— START OF DATASET EXCERPT —

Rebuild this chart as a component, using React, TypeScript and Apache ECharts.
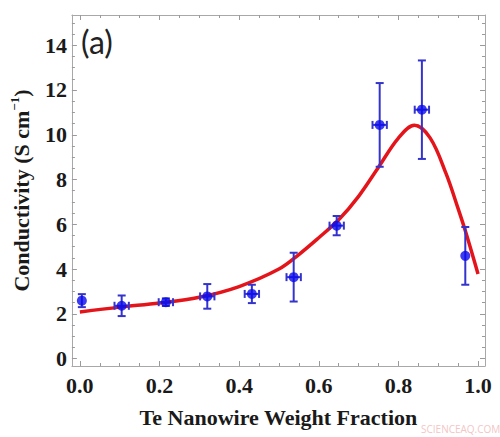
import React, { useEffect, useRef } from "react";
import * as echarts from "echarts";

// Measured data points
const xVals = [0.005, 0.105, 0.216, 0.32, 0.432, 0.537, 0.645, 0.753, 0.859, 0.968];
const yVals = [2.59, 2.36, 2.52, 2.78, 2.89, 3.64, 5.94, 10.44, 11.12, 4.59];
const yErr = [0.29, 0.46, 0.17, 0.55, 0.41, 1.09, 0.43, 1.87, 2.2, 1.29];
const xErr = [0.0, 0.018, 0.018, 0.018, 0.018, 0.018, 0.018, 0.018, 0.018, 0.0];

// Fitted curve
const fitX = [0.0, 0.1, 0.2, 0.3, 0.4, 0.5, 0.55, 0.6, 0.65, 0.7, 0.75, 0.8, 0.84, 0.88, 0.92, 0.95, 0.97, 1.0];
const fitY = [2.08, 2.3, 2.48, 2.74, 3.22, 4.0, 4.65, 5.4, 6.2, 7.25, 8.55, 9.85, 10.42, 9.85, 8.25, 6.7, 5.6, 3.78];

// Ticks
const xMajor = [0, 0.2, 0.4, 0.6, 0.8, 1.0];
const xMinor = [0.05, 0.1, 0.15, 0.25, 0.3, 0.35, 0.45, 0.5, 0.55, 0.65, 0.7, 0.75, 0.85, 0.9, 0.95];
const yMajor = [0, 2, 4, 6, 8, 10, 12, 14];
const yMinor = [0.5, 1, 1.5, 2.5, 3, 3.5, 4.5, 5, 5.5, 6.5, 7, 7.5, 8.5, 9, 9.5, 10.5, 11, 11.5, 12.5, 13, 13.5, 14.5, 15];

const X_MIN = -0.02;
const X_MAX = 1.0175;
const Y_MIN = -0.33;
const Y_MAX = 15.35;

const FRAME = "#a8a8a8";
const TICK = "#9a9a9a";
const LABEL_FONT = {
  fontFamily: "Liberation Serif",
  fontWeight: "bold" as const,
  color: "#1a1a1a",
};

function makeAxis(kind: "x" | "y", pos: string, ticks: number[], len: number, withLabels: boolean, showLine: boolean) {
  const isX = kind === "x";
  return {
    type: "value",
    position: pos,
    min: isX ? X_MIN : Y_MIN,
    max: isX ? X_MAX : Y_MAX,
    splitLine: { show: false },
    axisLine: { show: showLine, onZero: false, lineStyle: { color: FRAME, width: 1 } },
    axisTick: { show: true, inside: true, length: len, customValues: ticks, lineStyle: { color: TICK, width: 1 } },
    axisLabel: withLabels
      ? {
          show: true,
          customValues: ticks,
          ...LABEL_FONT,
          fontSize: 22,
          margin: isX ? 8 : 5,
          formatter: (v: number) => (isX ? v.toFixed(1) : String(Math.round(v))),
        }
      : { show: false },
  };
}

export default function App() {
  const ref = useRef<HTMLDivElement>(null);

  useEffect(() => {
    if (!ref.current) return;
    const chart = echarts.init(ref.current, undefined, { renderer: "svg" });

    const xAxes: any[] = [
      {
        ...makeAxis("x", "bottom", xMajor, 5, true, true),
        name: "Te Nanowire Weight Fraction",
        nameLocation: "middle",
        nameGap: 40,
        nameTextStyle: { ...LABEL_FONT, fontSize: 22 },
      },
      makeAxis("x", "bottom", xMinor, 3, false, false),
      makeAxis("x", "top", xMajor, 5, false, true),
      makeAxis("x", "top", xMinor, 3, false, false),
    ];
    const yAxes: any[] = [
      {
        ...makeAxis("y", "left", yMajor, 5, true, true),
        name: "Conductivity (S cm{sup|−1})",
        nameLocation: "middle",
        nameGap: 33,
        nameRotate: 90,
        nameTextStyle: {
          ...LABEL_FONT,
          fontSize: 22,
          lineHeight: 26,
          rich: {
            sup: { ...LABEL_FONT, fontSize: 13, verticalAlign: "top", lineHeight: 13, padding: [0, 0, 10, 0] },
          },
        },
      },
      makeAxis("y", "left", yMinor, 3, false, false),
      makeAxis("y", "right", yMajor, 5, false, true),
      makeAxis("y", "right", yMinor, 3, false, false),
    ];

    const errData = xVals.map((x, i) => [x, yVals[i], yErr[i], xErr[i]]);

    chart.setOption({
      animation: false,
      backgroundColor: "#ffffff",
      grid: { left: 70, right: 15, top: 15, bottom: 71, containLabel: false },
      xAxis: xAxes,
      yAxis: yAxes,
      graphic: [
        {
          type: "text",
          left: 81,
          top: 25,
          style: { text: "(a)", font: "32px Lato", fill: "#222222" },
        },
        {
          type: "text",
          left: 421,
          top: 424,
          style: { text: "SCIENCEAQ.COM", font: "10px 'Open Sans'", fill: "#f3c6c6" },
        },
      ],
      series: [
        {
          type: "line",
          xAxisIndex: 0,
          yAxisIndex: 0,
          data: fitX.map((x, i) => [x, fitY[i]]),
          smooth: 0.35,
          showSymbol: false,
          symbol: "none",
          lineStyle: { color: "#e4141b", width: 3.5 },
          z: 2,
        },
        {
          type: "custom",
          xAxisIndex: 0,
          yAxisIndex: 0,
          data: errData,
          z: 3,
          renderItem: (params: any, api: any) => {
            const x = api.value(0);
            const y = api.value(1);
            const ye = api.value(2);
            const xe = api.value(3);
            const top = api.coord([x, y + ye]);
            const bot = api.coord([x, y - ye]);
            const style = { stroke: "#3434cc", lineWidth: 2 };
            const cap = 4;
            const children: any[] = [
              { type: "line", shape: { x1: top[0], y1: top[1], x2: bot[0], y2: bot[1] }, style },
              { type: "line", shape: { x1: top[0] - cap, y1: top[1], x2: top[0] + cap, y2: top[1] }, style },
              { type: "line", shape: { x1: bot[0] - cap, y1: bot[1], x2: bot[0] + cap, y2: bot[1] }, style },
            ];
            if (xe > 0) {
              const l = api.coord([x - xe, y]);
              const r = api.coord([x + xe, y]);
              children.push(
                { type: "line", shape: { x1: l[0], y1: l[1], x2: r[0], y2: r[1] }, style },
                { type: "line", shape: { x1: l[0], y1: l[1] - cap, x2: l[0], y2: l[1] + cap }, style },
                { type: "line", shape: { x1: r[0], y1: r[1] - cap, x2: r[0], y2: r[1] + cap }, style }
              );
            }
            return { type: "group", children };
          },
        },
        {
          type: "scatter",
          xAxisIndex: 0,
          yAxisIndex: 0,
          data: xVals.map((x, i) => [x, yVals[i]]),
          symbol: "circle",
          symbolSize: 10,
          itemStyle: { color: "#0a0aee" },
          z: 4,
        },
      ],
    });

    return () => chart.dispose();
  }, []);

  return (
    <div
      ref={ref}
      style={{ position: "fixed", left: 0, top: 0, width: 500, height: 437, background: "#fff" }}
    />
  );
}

— END OF DATASET EXCERPT —

WHAT NEEDS TO BE DONE ▸
Write out again exactly the lines from the start of the data above through the line containing "const ref = useRef<HTMLDivElement>(null);", inclusive, excluding any pictures.

RIGHT ANSWER ▸
Rebuild this chart as a component, using React, TypeScript and Apache ECharts.
import React, { useEffect, useRef } from "react";
import * as echarts from "echarts";

// Measured data points
const xVals = [0.005, 0.105, 0.216, 0.32, 0.432, 0.537, 0.645, 0.753, 0.859, 0.968];
const yVals = [2.59, 2.36, 2.52, 2.78, 2.89, 3.64, 5.94, 10.44, 11.12, 4.59];
const yErr = [0.29, 0.46, 0.17, 0.55, 0.41, 1.09, 0.43, 1.87, 2.2, 1.29];
const xErr = [0.0, 0.018, 0.018, 0.018, 0.018, 0.018, 0.018, 0.018, 0.018, 0.0];

// Fitted curve
const fitX = [0.0, 0.1, 0.2, 0.3, 0.4, 0.5, 0.55, 0.6, 0.65, 0.7, 0.75, 0.8, 0.84, 0.88, 0.92, 0.95, 0.97, 1.0];
const fitY = [2.08, 2.3, 2.48, 2.74, 3.22, 4.0, 4.65, 5.4, 6.2, 7.25, 8.55, 9.85, 10.42, 9.85, 8.25, 6.7, 5.6, 3.78];

// Ticks
const xMajor = [0, 0.2, 0.4, 0.6, 0.8, 1.0];
const xMinor = [0.05, 0.1, 0.15, 0.25, 0.3, 0.35, 0.45, 0.5, 0.55, 0.65, 0.7, 0.75, 0.85, 0.9, 0.95];
const yMajor = [0, 2, 4, 6, 8, 10, 12, 14];
const yMinor = [0.5, 1, 1.5, 2.5, 3, 3.5, 4.5, 5, 5.5, 6.5, 7, 7.5, 8.5, 9, 9.5, 10.5, 11, 11.5, 12.5, 13, 13.5, 14.5, 15];

const X_MIN = -0.02;
const X_MAX = 1.0175;
const Y_MIN = -0.33;
const Y_MAX = 15.35;

const FRAME = "#a8a8a8";
const TICK = "#9a9a9a";
const LABEL_FONT = {
  fontFamily: "Liberation Serif",
  fontWeight: "bold" as const,
  color: "#1a1a1a",
};

function makeAxis(kind: "x" | "y", pos: string, ticks: number[], len: number, withLabels: boolean, showLine: boolean) {
  const isX = kind === "x";
  return {
    type: "value",
    position: pos,
    min: isX ? X_MIN : Y_MIN,
    max: isX ? X_MAX : Y_MAX,
    splitLine: { show: false },
    axisLine: { show: showLine, onZero: false, lineStyle: { color: FRAME, width: 1 } },
    axisTick: { show: true, inside: true, length: len, customValues: ticks, lineStyle: { color: TICK, width: 1 } },
    axisLabel: withLabels
      ? {
          show: true,
          customValues: ticks,
          ...LABEL_FONT,
          fontSize: 22,
          margin: isX ? 8 : 5,
          formatter: (v: number) => (isX ? v.toFixed(1) : String(Math.round(v))),
        }
      : { show: false },
  };
}

export default function App() {
  const ref = useRef<HTMLDivElement>(null);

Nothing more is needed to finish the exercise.